[BEGIN]

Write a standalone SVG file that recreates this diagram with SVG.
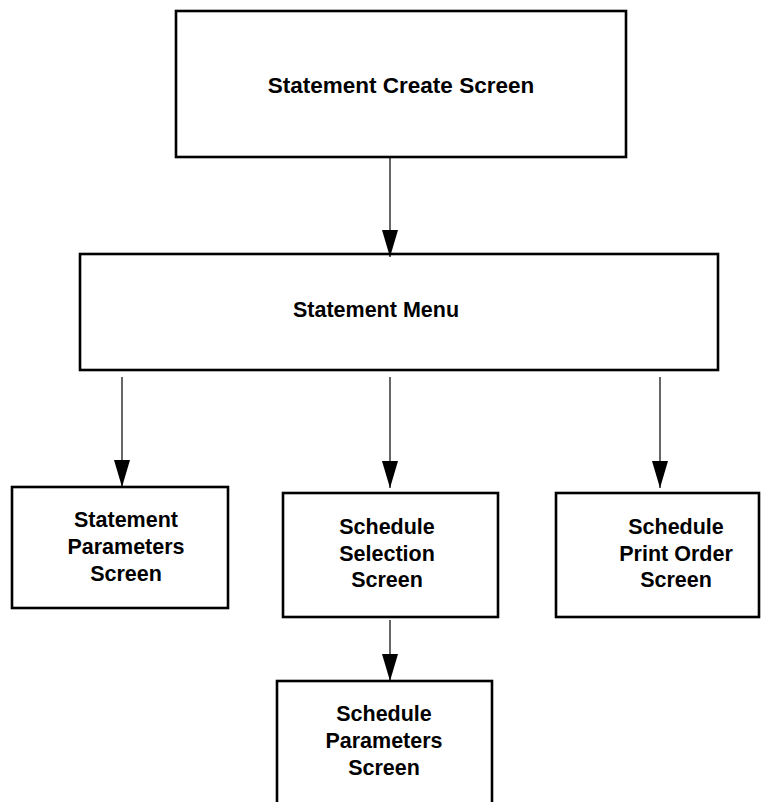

[END]
[BEGIN]

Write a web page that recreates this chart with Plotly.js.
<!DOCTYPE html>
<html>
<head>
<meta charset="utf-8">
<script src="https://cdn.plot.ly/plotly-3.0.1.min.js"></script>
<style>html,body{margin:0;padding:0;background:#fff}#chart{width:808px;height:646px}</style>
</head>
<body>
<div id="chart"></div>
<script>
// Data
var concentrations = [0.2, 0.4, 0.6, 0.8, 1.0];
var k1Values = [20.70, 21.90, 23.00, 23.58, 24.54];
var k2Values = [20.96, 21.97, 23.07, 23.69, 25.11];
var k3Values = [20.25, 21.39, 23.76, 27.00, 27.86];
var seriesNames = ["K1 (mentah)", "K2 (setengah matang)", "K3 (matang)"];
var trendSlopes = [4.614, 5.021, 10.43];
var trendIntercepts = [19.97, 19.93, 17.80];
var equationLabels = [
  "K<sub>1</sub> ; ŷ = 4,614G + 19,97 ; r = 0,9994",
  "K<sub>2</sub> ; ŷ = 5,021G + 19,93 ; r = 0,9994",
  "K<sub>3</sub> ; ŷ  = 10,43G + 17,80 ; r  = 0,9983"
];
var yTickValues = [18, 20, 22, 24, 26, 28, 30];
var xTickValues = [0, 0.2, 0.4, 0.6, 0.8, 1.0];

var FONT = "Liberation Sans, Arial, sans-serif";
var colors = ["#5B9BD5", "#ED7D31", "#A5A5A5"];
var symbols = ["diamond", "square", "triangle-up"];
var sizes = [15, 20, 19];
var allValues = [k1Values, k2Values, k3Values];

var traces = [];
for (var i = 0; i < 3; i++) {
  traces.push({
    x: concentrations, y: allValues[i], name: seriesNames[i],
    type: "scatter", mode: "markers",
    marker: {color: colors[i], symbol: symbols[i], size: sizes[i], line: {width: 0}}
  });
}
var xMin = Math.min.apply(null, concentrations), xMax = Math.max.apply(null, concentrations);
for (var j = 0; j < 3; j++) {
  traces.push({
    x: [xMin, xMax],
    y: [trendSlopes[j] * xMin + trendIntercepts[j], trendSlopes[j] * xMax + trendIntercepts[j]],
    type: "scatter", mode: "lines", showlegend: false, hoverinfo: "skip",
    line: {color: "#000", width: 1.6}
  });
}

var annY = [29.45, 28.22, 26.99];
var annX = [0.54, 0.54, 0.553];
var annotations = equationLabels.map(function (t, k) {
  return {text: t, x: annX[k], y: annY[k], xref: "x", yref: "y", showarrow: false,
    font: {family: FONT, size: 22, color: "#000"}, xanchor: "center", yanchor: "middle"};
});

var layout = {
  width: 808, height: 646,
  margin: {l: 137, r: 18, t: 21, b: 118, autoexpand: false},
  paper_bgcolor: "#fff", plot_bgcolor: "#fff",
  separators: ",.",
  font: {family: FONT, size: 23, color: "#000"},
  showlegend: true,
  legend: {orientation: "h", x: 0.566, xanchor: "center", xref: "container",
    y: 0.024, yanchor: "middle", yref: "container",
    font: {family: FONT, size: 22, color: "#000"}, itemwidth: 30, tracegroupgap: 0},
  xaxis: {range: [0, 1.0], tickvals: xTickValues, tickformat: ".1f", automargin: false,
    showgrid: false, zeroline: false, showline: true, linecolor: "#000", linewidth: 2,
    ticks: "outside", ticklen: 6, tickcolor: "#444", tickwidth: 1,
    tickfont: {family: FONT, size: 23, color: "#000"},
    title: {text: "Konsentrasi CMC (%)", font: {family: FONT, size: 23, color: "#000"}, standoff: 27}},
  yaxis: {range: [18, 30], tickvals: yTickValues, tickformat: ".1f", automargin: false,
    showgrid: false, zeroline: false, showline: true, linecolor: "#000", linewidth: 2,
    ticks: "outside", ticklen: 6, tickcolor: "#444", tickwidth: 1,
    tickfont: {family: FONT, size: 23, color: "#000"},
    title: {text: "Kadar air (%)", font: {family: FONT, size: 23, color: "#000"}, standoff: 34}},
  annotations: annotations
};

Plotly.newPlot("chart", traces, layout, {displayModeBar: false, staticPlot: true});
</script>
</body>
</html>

[END]

List each line of the records that holds the string "chart".

**Response below**.
Write a web page that recreates this chart with Plotly.js.
<style>html,body{margin:0;padding:0;background:#fff}#chart{width:808px;height:646px}</style>
<div id="chart"></div>
Plotly.newPlot("chart", traces, layout, {displayModeBar: false, staticPlot: true});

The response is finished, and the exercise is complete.